Task statement >>
In the listing below, locate the lines that hold the string "this". Copy those lines.

Input data >>

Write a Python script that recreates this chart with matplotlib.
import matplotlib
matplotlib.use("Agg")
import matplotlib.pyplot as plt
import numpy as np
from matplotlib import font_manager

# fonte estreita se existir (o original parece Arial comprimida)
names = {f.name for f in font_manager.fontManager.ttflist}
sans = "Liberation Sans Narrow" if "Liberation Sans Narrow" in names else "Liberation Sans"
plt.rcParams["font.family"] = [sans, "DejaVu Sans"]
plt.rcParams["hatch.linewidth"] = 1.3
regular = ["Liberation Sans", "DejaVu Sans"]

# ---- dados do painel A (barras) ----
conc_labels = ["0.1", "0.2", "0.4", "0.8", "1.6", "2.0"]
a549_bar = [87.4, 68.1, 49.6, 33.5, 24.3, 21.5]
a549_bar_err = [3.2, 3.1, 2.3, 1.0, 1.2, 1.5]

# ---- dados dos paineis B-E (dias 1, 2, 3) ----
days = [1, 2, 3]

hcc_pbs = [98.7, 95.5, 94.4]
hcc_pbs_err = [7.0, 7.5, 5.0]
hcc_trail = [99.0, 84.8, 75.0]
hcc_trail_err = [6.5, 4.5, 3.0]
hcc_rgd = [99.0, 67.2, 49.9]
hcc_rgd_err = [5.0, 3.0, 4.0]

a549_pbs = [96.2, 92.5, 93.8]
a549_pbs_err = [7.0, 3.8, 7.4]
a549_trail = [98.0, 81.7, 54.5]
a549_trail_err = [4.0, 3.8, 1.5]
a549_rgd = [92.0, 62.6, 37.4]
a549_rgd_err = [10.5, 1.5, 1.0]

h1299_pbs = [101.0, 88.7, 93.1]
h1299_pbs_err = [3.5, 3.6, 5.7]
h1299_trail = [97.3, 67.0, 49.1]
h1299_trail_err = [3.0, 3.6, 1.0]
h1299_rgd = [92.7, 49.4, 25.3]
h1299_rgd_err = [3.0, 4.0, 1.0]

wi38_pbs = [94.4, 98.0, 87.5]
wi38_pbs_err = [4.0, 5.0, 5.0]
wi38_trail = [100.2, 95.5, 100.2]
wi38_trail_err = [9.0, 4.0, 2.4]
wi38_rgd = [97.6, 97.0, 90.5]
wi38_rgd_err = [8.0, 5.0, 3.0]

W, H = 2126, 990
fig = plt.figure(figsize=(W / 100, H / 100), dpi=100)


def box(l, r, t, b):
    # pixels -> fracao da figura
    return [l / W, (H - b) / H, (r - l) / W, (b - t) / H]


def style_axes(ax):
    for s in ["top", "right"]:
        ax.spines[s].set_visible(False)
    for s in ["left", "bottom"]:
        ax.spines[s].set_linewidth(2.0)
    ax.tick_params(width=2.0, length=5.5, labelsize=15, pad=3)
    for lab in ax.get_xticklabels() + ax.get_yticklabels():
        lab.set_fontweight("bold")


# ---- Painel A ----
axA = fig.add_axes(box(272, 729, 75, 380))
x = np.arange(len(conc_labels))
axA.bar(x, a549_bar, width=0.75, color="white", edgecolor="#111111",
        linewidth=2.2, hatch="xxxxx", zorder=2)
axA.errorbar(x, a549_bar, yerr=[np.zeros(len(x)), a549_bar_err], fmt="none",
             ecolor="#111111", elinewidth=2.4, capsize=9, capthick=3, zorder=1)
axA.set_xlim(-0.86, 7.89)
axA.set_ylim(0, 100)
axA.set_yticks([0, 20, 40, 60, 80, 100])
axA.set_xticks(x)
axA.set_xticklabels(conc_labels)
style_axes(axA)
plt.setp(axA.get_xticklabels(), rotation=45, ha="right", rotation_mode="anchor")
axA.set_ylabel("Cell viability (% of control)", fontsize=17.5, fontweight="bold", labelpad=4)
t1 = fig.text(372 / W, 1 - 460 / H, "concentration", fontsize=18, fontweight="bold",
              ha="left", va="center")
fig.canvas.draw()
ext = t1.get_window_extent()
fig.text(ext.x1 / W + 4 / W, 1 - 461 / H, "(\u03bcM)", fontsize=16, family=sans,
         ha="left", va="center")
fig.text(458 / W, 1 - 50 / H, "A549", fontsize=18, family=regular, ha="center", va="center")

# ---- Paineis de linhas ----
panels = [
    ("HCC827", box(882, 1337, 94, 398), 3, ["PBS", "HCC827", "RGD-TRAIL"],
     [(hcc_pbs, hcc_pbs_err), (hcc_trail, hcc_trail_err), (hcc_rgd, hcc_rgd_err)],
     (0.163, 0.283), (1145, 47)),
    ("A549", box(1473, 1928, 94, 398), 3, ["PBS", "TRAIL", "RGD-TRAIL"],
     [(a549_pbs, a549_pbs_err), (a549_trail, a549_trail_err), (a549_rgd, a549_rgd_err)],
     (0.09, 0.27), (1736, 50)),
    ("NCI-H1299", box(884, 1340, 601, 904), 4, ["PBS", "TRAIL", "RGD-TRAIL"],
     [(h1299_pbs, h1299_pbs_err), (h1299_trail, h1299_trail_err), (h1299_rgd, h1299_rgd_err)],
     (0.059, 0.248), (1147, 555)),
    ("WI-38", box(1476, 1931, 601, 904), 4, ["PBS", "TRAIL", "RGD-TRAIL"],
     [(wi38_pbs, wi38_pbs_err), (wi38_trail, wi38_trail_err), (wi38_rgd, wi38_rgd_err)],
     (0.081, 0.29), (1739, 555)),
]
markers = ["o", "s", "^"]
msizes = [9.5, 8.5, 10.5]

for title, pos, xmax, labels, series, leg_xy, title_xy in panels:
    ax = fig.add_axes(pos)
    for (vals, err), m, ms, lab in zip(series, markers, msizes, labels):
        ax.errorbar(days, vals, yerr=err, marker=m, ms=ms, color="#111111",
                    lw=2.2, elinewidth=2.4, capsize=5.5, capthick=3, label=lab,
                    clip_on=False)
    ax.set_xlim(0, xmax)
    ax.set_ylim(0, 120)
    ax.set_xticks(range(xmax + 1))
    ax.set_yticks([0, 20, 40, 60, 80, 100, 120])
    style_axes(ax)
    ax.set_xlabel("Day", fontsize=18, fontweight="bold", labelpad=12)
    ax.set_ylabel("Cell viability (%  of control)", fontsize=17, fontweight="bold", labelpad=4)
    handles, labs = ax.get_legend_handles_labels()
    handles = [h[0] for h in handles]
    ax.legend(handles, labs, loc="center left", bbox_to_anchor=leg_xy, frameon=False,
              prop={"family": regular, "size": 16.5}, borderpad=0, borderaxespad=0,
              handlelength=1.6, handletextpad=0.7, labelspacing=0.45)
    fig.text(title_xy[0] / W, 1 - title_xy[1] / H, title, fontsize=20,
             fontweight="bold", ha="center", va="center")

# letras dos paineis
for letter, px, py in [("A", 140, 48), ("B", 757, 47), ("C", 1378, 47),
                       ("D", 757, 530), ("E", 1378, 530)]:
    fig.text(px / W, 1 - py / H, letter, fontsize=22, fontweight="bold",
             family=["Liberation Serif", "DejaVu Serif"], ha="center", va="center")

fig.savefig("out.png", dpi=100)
...
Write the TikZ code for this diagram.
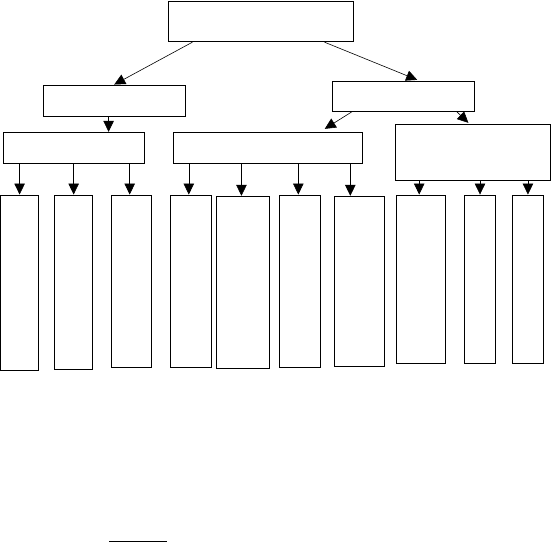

Correct result >>
Write a Python script that recreates this chart with matplotlib.
Write the TikZ code for this diagram.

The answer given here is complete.